Today I am going to share a bit of writing that I’ve been working on. What follows are some rough ideas that open chapter 10 of my biography of Robert Gould Shaw. Shaw and the 54th Massachusetts have just returned to St. Simon’s Island following the Darien expedition. I am hoping to explore Shaw’s interactions with the enslaved in the region, his observations concerning the Port Royal Experiment, and his fascination with Col. James Montgomery. The chapter will end with the regiment’s skirmish on James Island, which occurred just a few days before the more costly assault against Battery Wagner on July 18, 1863.
The Fifty-Fourth’s return to St. Simon’s Island offered Shaw his first extended stay in one place since arriving in the low country roughly ten days earlier. He resumed regular correspondence once again with his family and close friends, but the brief respite from active operations made Shaw increasingly restless. His former friends and comrades in the Second Massachusetts were now engaged in another costly campaign season that had the potential to change the tide of the war.

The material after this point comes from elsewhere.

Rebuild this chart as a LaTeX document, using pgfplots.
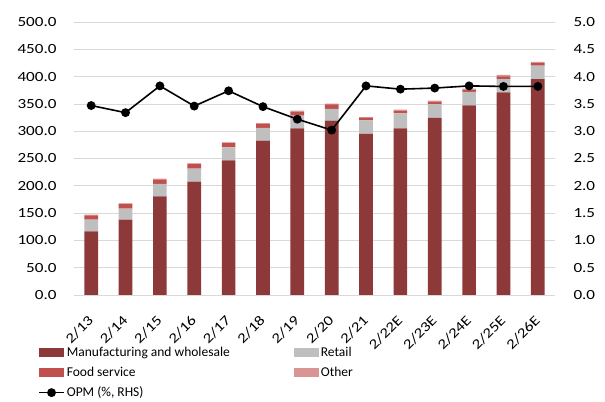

There appeared to be little prospect for battlefield glory or opportunity to bring the Confederacy to its knees as long as Shaw and his regiment remained under the command of James Montgomery. In contrast with how the men under his command viewed their work in Darien, Shaw maintained that, “These little miserable expeditions are of no account at all” to the broader course of the war. Speaking as much for himself, Shaw was convinced: “My men are capable of better service than mere guerilla warfare.”